In keeping with the story theme, kids go through a Narnia wardrobe to get to the events room. Store activities range from a Fancy Nancy Fashion Show during New York Fashion Week to a family fiesta for the publication of Adam Rubin and Daniel Salmieri’s Dragons Love Tacos 2 (Dial). Music’s oldest daughter leads the toddler storytime.

“I’m having fun and the community has welcomed us,” said Music, who estimates that she sells more picture books than anything else. The store does well with Donald Lemke and Bob Lentz’s Wearable Books series (Capstone) with Book-O-Hats, Book-O-Beards, and Book-O-Masks; and Sherri Duskey Rinker and Tom Lichtenheld’s Goodnight, Goodnight, Construction Site (Chronicle). Fairy and pirate books, which have their own table displays, are also strong sellers.

Coming Soon

Several children’s booksellers hope to launch physical bookstores sometime in 2018, including one of the only ones geared specially to older kids, Flashlight Books in Walnut Creek, Calif. College friends Shoshana Smith and Marian Adducci, who worked together at the Reading Bug in San Carlos, Calif., would like to find a way to drive sales to preteens and teens, an age group that many kids’ stores have trouble reaching. “We know that the money’s in board books and picture books,” said Smith. “We’ll still have storytimes and craft times. Our décor is going to be a little less babyish, while still having a play space. We want to host tutoring sessions and get teachers to work with us. We want to host open mic nights. That’s our dream.”
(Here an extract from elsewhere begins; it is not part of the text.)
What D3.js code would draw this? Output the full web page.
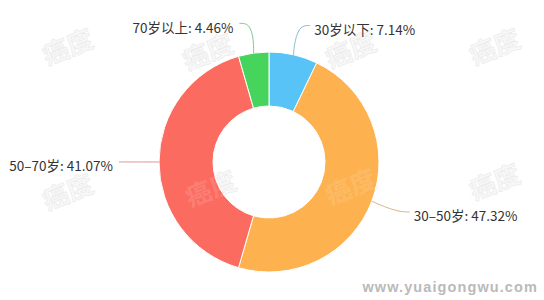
<!DOCTYPE html>
<html>
<head>
<meta charset="utf-8">
<script src="https://cdn.jsdelivr.net/npm/d3@7"></script>
<style>
  html, body { margin: 0; padding: 0; background: #fff; }
  svg { display: block; }
</style>
</head>
<body>
<div id="chart"></div>
<script>
// data
var categories = ['30岁以下', '30-50岁', '50-70岁', '70岁以上'];
var values = [7.14, 47.32, 41.07, 4.46];
var colors = ['#58c3f7', '#fdb14f', '#fb6b5f', '#47d45d'];
var labelText = ['30岁以下: 7.14%', '30–50岁: 47.32%', '50–70岁: 41.07%', '70岁以上: 4.46%'];
var watermarkPos = [[67, 45], [207, 50], [350, 48], [494, 45], [67, 190], [210, 187], [350, 185], [494, 180]];

var W = 544, H = 300;
var cx = 269, cy = 162, R = 110, r = 56;

var svg = d3.select('#chart').append('svg')
    .attr('width', W)
    .attr('height', H);

// watermarks under everything
var wm = svg.append('g');
watermarkPos.forEach(function(p) {
    wm.append('text')
        .attr('transform', 'translate(' + p[0] + ',' + p[1] + ') rotate(-22)')
        .attr('text-anchor', 'middle')
        .attr('dominant-baseline', 'central')
        .style('font-family', '"Noto Sans CJK SC", sans-serif')
        .style('font-size', '26px')
        .style('font-weight', 'bold')
        .style('fill', '#f8f8f8')
        .style('stroke', '#ececec')
        .style('stroke-width', 0.7)
        .text('癌度');
});

var pie = d3.pie().sort(null).value(function(d) { return d; });
var arcs = pie(values);
var arc = d3.arc().innerRadius(r).outerRadius(R);

var g = svg.append('g').attr('transform', 'translate(' + cx + ',' + cy + ')');

g.selectAll('path.slice')
    .data(arcs)
    .enter().append('path')
    .attr('class', 'slice')
    .attr('d', arc)
    .attr('fill', function(d, i) { return colors[i]; })
    .attr('stroke', '#fff')
    .attr('stroke-width', 1);

// watermarks over the ring (faint)
svg.append('g').selectAll('text')
    .data([[210, 187], [350, 185]])
    .enter().append('text')
    .attr('transform', function(p) { return 'translate(' + p[0] + ',' + p[1] + ') rotate(-22)'; })
    .attr('text-anchor', 'middle')
    .attr('dominant-baseline', 'central')
    .style('font-family', '"Noto Sans CJK SC", sans-serif')
    .style('font-size', '26px')
    .style('font-weight', 'bold')
    .style('fill', '#fff')
    .style('fill-opacity', 0.15)
    .text('癌度');

// label lines
function pt(a, rad) {
    return [Math.sin(a) * rad, -Math.cos(a) * rad];
}
var line = d3.line().curve(d3.curveBasis);

arcs.forEach(function(d, i) {
    var mid = (d.startAngle + d.endAngle) / 2;
    var p0 = pt(mid, R);
    var p1 = pt(mid, R + 30);
    var right = Math.sin(mid) >= 0;
    var p2 = [p1[0] + (right ? 10 : -10), p1[1]];
    var pm = [(p0[0] + p1[0]) / 2 + (right ? -2 : 2), (p0[1] + p1[1]) / 2];

    g.append('path')
        .attr('d', line([p0, pm, p1, p2]))
        .attr('fill', 'none')
        .attr('stroke', d3.interpolateRgb(colors[i], '#bbbbbb')(0.55))
        .attr('stroke-width', 1);

    g.append('text')
        .attr('x', p2[0] + (right ? 4 : -6))
        .attr('y', p2[1] + 3.5)
        .attr('text-anchor', right ? 'start' : 'end')
        .attr('dominant-baseline', 'central')
        .style('font-family', '"Noto Sans CJK SC", sans-serif')
        .style('font-size', '13.5px')
        .style('fill', '#333')
        .text(labelText[i]);
});

// site mark
svg.append('text')
    .attr('x', 538)
    .attr('y', 287)
    .attr('text-anchor', 'end')
    .attr('dominant-baseline', 'central')
    .style('font-family', '"Liberation Sans", Arial, sans-serif')
    .style('font-size', '14.5px')
    .style('font-weight', 'bold')
    .style('letter-spacing', '1.1px')
    .style('fill', '#bababa')
    .text('www.yuaigongwu.com');
</script>
</body>
</html>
An Indiegogo fundraiser last spring netted just over $14,000 toward Smith and Adducci’s fundraising goal of $50,000 for renting and stocking a 2,000 sq. ft. store. But they are planning to go ahead with their idea for a children’s store that integrates used, new, and remainder books. They are considering a second fundraiser coupled with a loan and hope to find a space by next spring.

Lorielle Hollaway is also looking for a space to open Cultured Books in St. Petersburg, Fla.’s historic 22nd Street South District, once the city’s main black street. She was inspired to start the bookstore after taking a class at Hillsborough Community College on public speaking and anthropology with a teacher who wanted students to be part of their communities. It was then that Hollaway realized that she wanted to “better shape the world through picture books.” Her tag line for the store is: “Fostering a reading culture by exposing children to the world; through art, music, and picture books!”

Maureen McDole, founder of Keep St. Pete Lit, has been acting as a mentor to Hollaway, who has opened a succession of pop-up shops this fall, beginning with one in late October at the Soul on the Deuces Street Festival in St. Petersburg, while she looks for a permanent location. For Indies First/Small Business Saturday, Hollaway ran a pop-up shop at The Well, which is located in her desired location of 22nd Street South. Poet Useni Eugene Perkins and Bryan Collier’s Hey Black Child (Little, Brown) was her bestselling book. Hollaway’s young daughters, Nadia and Ava, help her decide what books to source.

That former booksellers, educators, and home school mothers are opening new children’s specialty stores is not only a good thing for the book business as a whole, but for the next generation of readers. As Cover to Cover’s new owner Melia Wolfe noted when asked why she wanted to have a children’s bookstore, “My goal is to inspire children to become lifetime readers.”